On Jul 30, 2009, at 16:18, Neil Jerram wrote:
The main thing I believe that makes a fluid different from a normal
variable is that a fluid can have a different value in each thread -
which is not relevant to Elisp.
Not yet, at least.
And maybe that's enough. There's other stuff in Emacs besides
variable bindings that would require dynamic-wind support, like flet,
save-excursion (preserves current buffer and position), with-output-to-
string and with-output-to-temp-buffer (preserve 'standard-output'), as
well as any number of explicit calls to unwind-protect from Elisp code
to alter and restore other global state of the program (e.g., with set-
default-file-modes or set-standard-case-table). The current
incarnation of these things assumes a single-threaded execution
model. So, since we can't make Emacs multithreaded by simply dropping
Guile Elisp into it, if Emacs is all we're concerned about, maybe
assuming single-threaded execution only is okay for now.
On the other hand, if we want users to be able to write code snippets
in Elisp and have them callable from a concurrently-multithreaded
Scheme program (no Emacs processes in sight), I think we'll want the
multithreaded support for the basic Elisp language sooner rather than
later, even if multithreaded Emacs needs much more work.
I also don't know how complicated a switch to stop using fluids would
be. If it's not too painful, the performance impact would be
interesting to see -- does it get us closer to the performance of
Emacs itself?
See above. I'm not sure why fluid access should be significantly
slower than non-fluid access, so I would guess that the performance
cost is coming from the dynamic-wind part.
For a program the size of Emacs, I'd be concerned about the numbers of
fluids and dynamic states created, especially since the space cost
(and run time cost for growing the vectors, every 20th new entry)
grows with the product of the two.
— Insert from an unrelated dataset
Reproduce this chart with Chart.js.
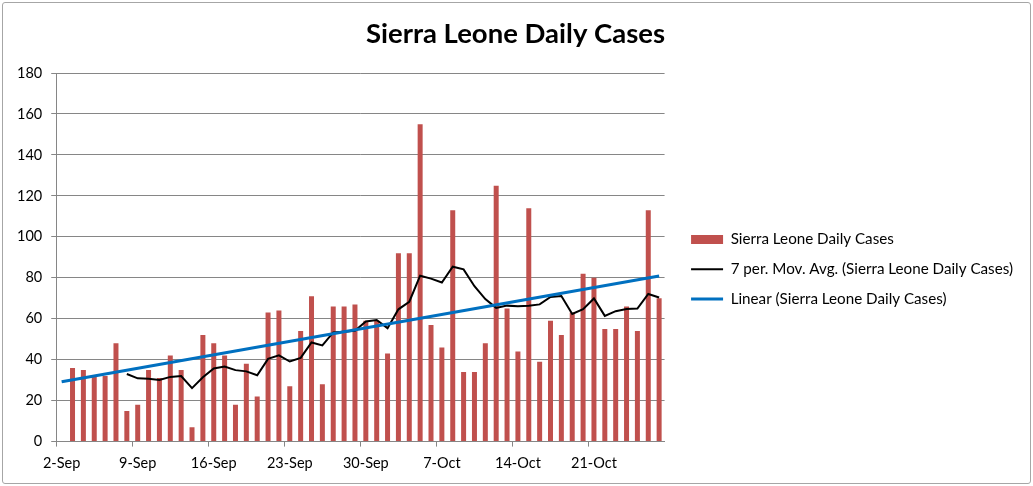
<!DOCTYPE html>
<html>
<head>
<meta charset="utf-8">
<script src="https://cdn.jsdelivr.net/npm/chart.js@4.4.0/dist/chart.umd.min.js"></script>
<style>
  html, body { margin: 0; padding: 0; background: #fff; }
  #wrap { position: relative; width: 1033px; height: 486px; }
  #frame {
    position: absolute; left: 2px; top: 2px; width: 1027px; height: 480px;
    border: 1px solid #a6a6a6; border-radius: 3px; pointer-events: none;
  }
</style>
</head>
<body>
<div id="wrap">
  <canvas id="chart" width="1033" height="486"></canvas>
  <div id="frame"></div>
</div>
<script>
// dates on the x axis (one category per day)
const dates = [
  '2-Sep', '3-Sep', '4-Sep', '5-Sep', '6-Sep', '7-Sep', '8-Sep', '9-Sep', '10-Sep',
  '11-Sep', '12-Sep', '13-Sep', '14-Sep', '15-Sep', '16-Sep', '17-Sep', '18-Sep',
  '19-Sep', '20-Sep', '21-Sep', '22-Sep', '23-Sep', '24-Sep', '25-Sep', '26-Sep',
  '27-Sep', '28-Sep', '29-Sep', '30-Sep',
  '1-Oct', '2-Oct', '3-Oct', '4-Oct', '5-Oct', '6-Oct', '7-Oct', '8-Oct', '9-Oct',
  '10-Oct', '11-Oct', '12-Oct', '13-Oct', '14-Oct', '15-Oct', '16-Oct', '17-Oct',
  '18-Oct', '19-Oct', '20-Oct', '21-Oct', '22-Oct', '23-Oct', '24-Oct', '25-Oct',
  '26-Oct', '27-Oct'
];

// daily cases (2-Sep has no bar)
const dailyCases = [
  null, 36, 35, 32, 32, 48, 15, 18, 35,
  31, 42, 35, 7, 52, 48, 42, 18,
  38, 22, 63, 64, 27, 54, 71, 28,
  66, 66, 67, 59,
  59, 43, 92, 92, 155, 57, 46, 113, 34,
  34, 48, 125, 65, 44, 114, 39, 59,
  52, 63, 82, 80, 55, 55, 66, 54,
  113, 70
];

// 7 per. moving average
const movingAvg = [
  null, null, null, null, null, null, 33.0, 30.9, 30.7,
  30.1, 31.6, 32.0, 26.1, 31.4, 35.7, 36.7, 34.9,
  34.3, 32.4, 40.4, 42.1, 39.1, 40.9, 48.4, 47.0,
  53.3, 53.7, 54.1, 58.7,
  59.4, 55.4, 64.6, 68.3, 81.0, 79.6, 77.7, 85.4, 84.1,
  75.9, 69.6, 65.3, 66.4, 66.1, 66.3, 67.0, 70.6,
  71.1, 62.3, 64.7, 69.9, 61.4, 63.7, 64.7, 65.0,
  72.1, 70.4
];

// linear trend end points
const trendStart = 29.2;
const trendEnd = 80.9;

// labelled x ticks and y ticks
const xTickLabels = ['2-Sep', '9-Sep', '16-Sep', '23-Sep', '30-Sep', '7-Oct', '14-Oct', '21-Oct'];
const yMax = 180;
const yStep = 20;

const axisGrey = '#868686';
const tickFont = { family: 'Lato', size: 14.5 };

const ctx = document.getElementById('chart').getContext('2d');

new Chart(ctx, {
  type: 'bar',
  data: {
    labels: dates,
    datasets: [
      {
        type: 'bar',
        label: 'Sierra Leone Daily Cases',
        data: dailyCases,
        backgroundColor: '#C0504D',
        borderWidth: 0,
        categoryPercentage: 1.0,
        barPercentage: 0.46,
        pointStyle: 'rect',
        order: 3,
      },
      {
        type: 'line',
        label: '7 per. Mov. Avg. (Sierra Leone Daily Cases)',
        data: movingAvg,
        borderColor: '#000000',
        backgroundColor: '#000000',
        borderWidth: 2,
        pointRadius: 0,
        pointStyle: 'line',
        tension: 0,
        order: 2,
      },
      {
        type: 'line',
        label: 'Linear (Sierra Leone Daily Cases)',
        data: [
          { x: dates[0], y: trendStart },
          { x: dates[dates.length - 1], y: trendEnd },
        ],
        borderColor: '#0070C0',
        backgroundColor: '#0070C0',
        borderWidth: 3,
        pointRadius: 0,
        pointStyle: 'line',
        order: 1,
      },
    ],
  },
  options: {
    responsive: false,
    animation: false,
    layout: {
      padding: { left: 8, right: 10, top: 8, bottom: 6 },
    },
    plugins: {
      title: {
        display: true,
        text: 'Sierra Leone Daily Cases',
        color: '#000',
        font: { family: 'Lato', size: 27.5, weight: 'bold' },
        padding: { top: 10, bottom: 22 },
      },
      legend: {
        position: 'right',
        maxWidth: 420,
        title: {
          // empty title only pushes the entries down
          display: true,
          text: ' ',
          padding: 0,
          font: { family: 'Lato', size: 42 },
        },
        labels: {
          usePointStyle: true,
          pointStyleWidth: 32,
          boxWidth: 32,
          boxHeight: 9,
          padding: 14.5,
          color: '#000',
          font: { family: 'Lato', size: 15.2 },
          sort: (a, b) => a.datasetIndex - b.datasetIndex,
        },
      },
      tooltip: { enabled: false },
    },
    scales: {
      x: {
        offset: true,
        grid: {
          offset: true,
          drawOnChartArea: false,
          drawTicks: true,
          tickLength: 5,
          color: (c) => (c.index % 7 === 0 ? axisGrey : 'rgba(0,0,0,0)'),
        },
        border: { display: true, color: axisGrey },
        ticks: {
          autoSkip: false,
          maxRotation: 0,
          minRotation: 0,
          padding: 8,
          color: '#000',
          font: tickFont,
          callback: function (value) {
            const lbl = this.getLabelForValue(value);
            return xTickLabels.includes(lbl) ? lbl : '';
          },
        },
      },
      y: {
        min: 0,
        max: yMax,
        grid: {
          color: axisGrey,
          tickLength: 5,
        },
        border: { display: true, color: axisGrey },
        ticks: {
          stepSize: yStep,
          padding: 9,
          color: '#000',
          font: tickFont,
        },
      },
      // blank spacer between the plot and the legend
      gap: {
        type: 'linear',
        position: 'right',
        display: true,
        grid: { display: false },
        border: { display: false },
        ticks: { display: false },
        afterFit: (scale) => { scale.width = 12; },
      },
    },
  },
});
</script>
</body>
</html>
The number of dynamic states may
shrink, but the size of each dynamic state -- the number of allocated
fluid slots -- doesn't shrink, it only grows.
While they don't really correlate to anything in Guile Elisp directly,
the default max_specpdl_size (the specpdl stack is where things are
tracked for unwinding -- previous bindings, unwind-protect calls,
previous location data for save-excursion, etc) was raised to 1000 a
few years ago, and the maximum lisp evaluation depth (limits calls to
eval, funcall, apply) to 400 just a couple years ago. I assume that's
because the previous limits (650 and 300 respectively) were
occasionally getting reached. That suggests to me rather a lot of
dynamic states, and probably a large number of fluids.